Moses and Aaron had sent the Israelites for a certain job and then they came back. Moses and Elazar went to greet them. And Moses got angry.

We find three times in the Torah that Moshe becomes angry. He gets angry at them and, as the Midrash makes very clear, after becoming angry with them, Moshe forgets what he was told through prophecy to tell them. We find this three times in the Torah. Moshe got angry, rightfully, so what he was told through prophecy was not done. He got angry, and then he forgot the prophecy he was supposed to give.

The idea, as the Zohar makes clear, is that there are different levels of disconnection one can make. One of the worst is becoming angry. The Zohar explains why anger is so dangerous. Unlike negative actions that are for the most part external to us, if a person hits someone else, he uses his hand. Even with his mouth, it’s external, from his mouth going out. Even bringing something into his body, it is all on the physical level. The Zohar explains when we become angry, it’s the one negative action that literally becomes internal to us, internal to our soul, and it burns up Light that we already have.

Unfortunately, most if not all of our anger is not the type of anger Moshe was having. Moshe wasn’t angry because his ego was hurt, but because he realized they had not done what the Creator asked them to do. It was not a personal anger. But we see that even anger disconnected from the ego still burns up any connection — any Light that Moshe had taken in.

Even Moshe, through his rightful anger–anger that was disconnected from the ego–nevertheless lost his connection to the Light of the Creator, lost his prophecy. Our anger, more often than not, stems from the ego. The fire of that anger that we feel is even worse than the fire of anger that Moshe awakened.

If Moshe could lose his prophecy, can we imagine the damage we do to ourselves every time we become angry? The Zohar says anger becomes internal to us, our soul, and burns up the Light we have, and any wisdom we have.

Moshe had received prophecy and wisdom. The anger he awakened burnt up his connection, his wisdom, his prophecy.

One of the important ideas, especially in these three weeks, is the terrible danger of anger. Anger is one of the most negative actions because we bring it inside and it burns our connection to the wisdom and understanding that we have.

Wisdom is one thing; prophecy is another. What about the understanding we had? Anger burns that too. If we awaken anger, and allow it to come inside and burn, it will burn also the knowledge we have already gained. There are not any other actions we do that are as dangerous as anger.

In these three weeks, the damage we can do in anger, if a person does something in anger, the negative side takes it and uses that energy to damage that person. Anger is a terribly dangerous action. One of the gifts we want to understand on this Shabbat is a true understanding of the damage of anger.

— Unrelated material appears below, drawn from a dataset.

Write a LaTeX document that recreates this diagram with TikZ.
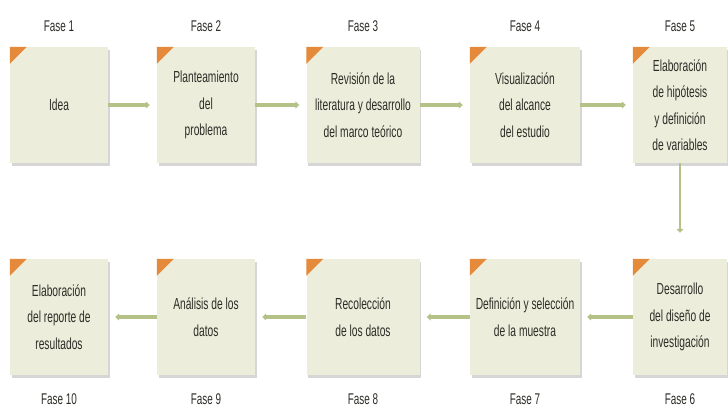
\documentclass[tikz,border=0pt]{standalone}
\usepackage{fontspec}
\setmainfont[FakeStretch=0.64]{Liberation Sans}
\usetikzlibrary{arrows.meta,shadows}
\definecolor{boxfill}{RGB}{237,237,219}
\definecolor{cornerorange}{RGB}{228,138,58}
\definecolor{flowgreen}{RGB}{180,194,136}
\definecolor{inktext}{RGB}{45,45,40}
\tikzset{
  phase/.style={draw=none, fill=boxfill, minimum height=116pt, inner sep=2pt,
    align=center, text=inktext, font=\fontsize{16}{26.5}\selectfont,
    drop shadow={shadow xshift=1.5pt, shadow yshift=-2.5pt, fill=black!35, opacity=.45}},
  phaselabel/.style={text=inktext, font=\fontsize{15.5}{17}\selectfont},
  flow/.style={draw=flowgreen, line width=3.4pt,
    -{Triangle[length=4pt,width=7pt]}, shorten >=7pt},
  corner/.style={fill=cornerorange}
}
\newcommand{\cornermark}[1]{\fill[corner] (#1.north west) -- ++(17,0) -- ++(-17,17) -- cycle;}
\begin{document}
\begin{tikzpicture}[x=1pt,y=-1pt]
\useasboundingbox[fill=white] (0,0) rectangle (728,410);

% upper row: phases 1 to 5
\node[phase, minimum width=98pt]  (f1) at (59,105)  {Idea};
\node[phase, minimum width=98pt]  (f2) at (206,105) {Planteamiento\\del\\problema};
\node[phase, minimum width=113pt] (f3) at (363,105) {Revisión de la\\literatura y desarrollo\\del marco teórico};
\node[phase, minimum width=110pt] (f4) at (525,105) {Visualización\\del alcance\\del estudio};
\node[phase, minimum width=94pt]  (f5) at (680,105) {Elaboración\\de hipótesis\\y definición\\de variables};

% lower row: phases 6 to 10
\node[phase, minimum width=94pt]  (f6)  at (680,317) {Desarrollo\\del diseño de\\investigación};
\node[phase, minimum width=110pt] (f7)  at (525,317) {Definición y selección\\de la muestra};
\node[phase, minimum width=113pt] (f8)  at (363,317) {Recolección\\de los datos};
\node[phase, minimum width=98pt]  (f9)  at (206,317) {Análisis de los\\datos};
\node[phase, minimum width=98pt]  (f10) at (59,317)  {Elaboración\\del reporte de\\resultados};

% orange corner marks
\foreach \n in {f1,f2,f3,f4,f5,f6,f7,f8,f9,f10} {\cornermark{\n}}

% phase labels
\node[phaselabel] (l1) at (59,26)  {Fase 1};
\node[phaselabel] (l2) at (206,26) {Fase 2};
\node[phaselabel] (l3) at (363,26) {Fase 3};
\node[phaselabel] (l4) at (525,26) {Fase 4};
\node[phaselabel] (l5) at (680,26) {Fase 5};
\node[phaselabel] (l6)  at (680,399) {Fase 6};
\node[phaselabel] (l7)  at (525,399) {Fase 7};
\node[phaselabel] (l8)  at (363,399) {Fase 8};
\node[phaselabel] (l9)  at (206,399) {Fase 9};
\node[phaselabel] (l10) at (59,399)  {Fase 10};

% connectors
\draw[flow] (f1) -- (f2);
\draw[flow] (f2) -- (f3);
\draw[flow] (f3) -- (f4);
\draw[flow] (f4) -- (f5);
\draw[flow, line width=2.2pt, shorten >=26pt] (f5) -- (f6);
\draw[flow] (f6) -- (f7);
\draw[flow] (f7) -- (f8);
\draw[flow] (f8) -- (f9);
\draw[flow] (f9) -- (f10);
\end{tikzpicture}
\end{document}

The next time we feel rightful or unrightful anger, we have to ask, is this 5 or 10 seconds of anger worth the terrible disconnection, the terrible burst that will burn any Light, understanding or wisdom that I have?

We need to understand: anger burns. We cannot allow ourselves to feel anger. We must know we cannot afford to become angry. It will burn my connection, burn my understanding. I cannot be angry not because I care for the other person, but because I care for myself. I know the damage it will do to me, and I do not allow myself to become angry. Moshe had a reason to be angry. And his anger burnt his wisdom, prophecy, and connection.